▶ _What needs to be done_
Write each line of the material exactly as given, from the top through the line that contains "from matplotlib.patches import Rectangle", and omit all pictures.
----- Given data
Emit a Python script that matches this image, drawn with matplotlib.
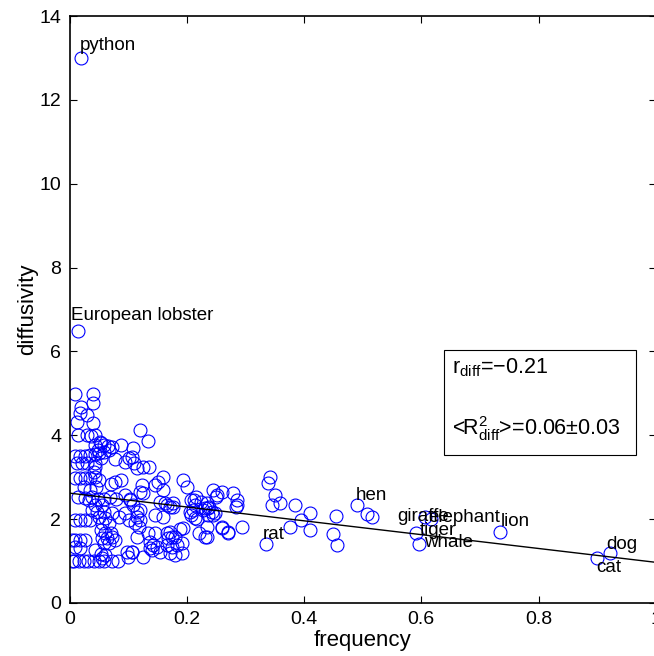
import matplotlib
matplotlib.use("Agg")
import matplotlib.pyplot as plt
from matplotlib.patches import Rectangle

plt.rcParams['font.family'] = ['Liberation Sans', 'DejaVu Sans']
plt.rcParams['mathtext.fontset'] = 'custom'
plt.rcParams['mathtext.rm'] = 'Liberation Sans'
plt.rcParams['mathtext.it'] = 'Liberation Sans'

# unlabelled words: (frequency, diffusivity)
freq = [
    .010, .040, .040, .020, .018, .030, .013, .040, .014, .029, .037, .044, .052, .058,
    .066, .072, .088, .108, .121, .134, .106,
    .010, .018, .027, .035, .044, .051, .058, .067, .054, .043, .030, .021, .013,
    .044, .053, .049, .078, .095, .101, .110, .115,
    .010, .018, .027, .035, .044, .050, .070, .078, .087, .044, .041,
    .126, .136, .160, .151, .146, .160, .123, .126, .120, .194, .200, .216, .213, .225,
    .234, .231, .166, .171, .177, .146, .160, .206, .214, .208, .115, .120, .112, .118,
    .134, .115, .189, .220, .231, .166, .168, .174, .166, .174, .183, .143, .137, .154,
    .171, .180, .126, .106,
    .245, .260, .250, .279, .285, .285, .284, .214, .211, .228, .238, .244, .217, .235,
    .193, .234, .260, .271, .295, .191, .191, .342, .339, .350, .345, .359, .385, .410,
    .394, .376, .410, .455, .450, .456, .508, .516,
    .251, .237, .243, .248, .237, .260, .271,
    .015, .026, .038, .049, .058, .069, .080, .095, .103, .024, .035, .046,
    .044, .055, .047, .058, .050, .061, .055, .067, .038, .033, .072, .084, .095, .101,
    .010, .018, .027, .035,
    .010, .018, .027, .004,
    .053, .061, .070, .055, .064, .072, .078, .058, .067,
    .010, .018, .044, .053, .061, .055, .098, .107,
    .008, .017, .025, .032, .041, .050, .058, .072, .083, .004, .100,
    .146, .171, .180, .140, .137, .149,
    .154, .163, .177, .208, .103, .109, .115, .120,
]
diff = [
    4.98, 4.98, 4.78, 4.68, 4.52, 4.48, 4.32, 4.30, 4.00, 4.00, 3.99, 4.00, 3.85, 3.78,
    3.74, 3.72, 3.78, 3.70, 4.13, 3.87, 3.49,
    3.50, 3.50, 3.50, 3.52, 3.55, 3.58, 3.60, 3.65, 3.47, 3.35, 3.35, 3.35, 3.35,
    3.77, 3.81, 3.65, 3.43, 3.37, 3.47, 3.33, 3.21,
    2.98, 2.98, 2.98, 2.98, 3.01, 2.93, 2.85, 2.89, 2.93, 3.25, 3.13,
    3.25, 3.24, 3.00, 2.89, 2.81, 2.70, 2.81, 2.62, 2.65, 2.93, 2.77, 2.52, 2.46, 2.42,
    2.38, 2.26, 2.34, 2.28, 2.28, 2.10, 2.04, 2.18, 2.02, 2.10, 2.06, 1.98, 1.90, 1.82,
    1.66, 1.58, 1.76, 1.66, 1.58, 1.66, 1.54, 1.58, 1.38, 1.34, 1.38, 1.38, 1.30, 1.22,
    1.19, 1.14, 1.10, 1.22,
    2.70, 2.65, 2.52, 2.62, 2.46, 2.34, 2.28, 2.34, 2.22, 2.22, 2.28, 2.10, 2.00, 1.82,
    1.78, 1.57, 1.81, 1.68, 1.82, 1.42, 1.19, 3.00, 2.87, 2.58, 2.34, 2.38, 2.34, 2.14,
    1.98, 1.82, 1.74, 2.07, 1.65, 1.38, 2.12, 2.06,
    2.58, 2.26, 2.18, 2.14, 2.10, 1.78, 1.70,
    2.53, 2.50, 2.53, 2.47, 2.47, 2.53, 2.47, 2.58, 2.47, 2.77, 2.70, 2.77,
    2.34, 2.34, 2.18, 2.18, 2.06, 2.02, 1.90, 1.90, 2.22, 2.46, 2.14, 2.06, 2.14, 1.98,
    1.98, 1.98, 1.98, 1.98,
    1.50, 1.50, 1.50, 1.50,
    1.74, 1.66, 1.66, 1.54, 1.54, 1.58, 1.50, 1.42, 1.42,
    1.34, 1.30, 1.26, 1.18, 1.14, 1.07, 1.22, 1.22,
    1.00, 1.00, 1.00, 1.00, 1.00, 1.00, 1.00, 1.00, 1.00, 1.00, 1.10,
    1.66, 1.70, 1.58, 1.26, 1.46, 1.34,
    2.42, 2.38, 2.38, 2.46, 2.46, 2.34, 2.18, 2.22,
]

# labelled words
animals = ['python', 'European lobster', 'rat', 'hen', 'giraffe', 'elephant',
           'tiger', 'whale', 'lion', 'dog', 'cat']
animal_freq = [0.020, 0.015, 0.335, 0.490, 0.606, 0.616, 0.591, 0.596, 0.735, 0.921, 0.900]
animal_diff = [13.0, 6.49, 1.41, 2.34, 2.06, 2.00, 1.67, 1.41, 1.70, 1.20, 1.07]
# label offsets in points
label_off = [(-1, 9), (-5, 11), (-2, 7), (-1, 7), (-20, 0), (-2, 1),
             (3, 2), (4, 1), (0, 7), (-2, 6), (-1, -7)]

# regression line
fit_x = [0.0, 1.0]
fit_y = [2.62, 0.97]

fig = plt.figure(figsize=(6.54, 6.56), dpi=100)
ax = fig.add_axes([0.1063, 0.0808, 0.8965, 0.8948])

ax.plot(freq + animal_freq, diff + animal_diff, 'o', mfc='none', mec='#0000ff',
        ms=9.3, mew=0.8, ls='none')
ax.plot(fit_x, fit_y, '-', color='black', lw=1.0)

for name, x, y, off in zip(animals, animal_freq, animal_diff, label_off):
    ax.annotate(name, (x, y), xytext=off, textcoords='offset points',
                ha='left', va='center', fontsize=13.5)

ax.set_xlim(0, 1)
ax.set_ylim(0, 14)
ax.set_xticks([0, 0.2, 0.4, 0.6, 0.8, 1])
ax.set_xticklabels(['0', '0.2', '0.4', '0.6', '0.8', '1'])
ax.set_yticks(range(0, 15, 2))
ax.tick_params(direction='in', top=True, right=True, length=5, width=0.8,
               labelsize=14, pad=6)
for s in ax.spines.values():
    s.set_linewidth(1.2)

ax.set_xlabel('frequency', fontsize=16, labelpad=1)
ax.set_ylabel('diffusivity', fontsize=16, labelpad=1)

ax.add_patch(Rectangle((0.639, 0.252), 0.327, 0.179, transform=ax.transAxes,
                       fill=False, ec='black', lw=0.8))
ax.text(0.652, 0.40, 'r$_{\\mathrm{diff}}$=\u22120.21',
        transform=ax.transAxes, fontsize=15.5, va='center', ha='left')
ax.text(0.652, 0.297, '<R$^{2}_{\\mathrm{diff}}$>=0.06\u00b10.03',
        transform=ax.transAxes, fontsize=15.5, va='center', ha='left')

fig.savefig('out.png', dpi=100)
----------
▶ _Solution_
Emit a Python script that matches this image, drawn with matplotlib.
import matplotlib
matplotlib.use("Agg")
import matplotlib.pyplot as plt
from matplotlib.patches import Rectangle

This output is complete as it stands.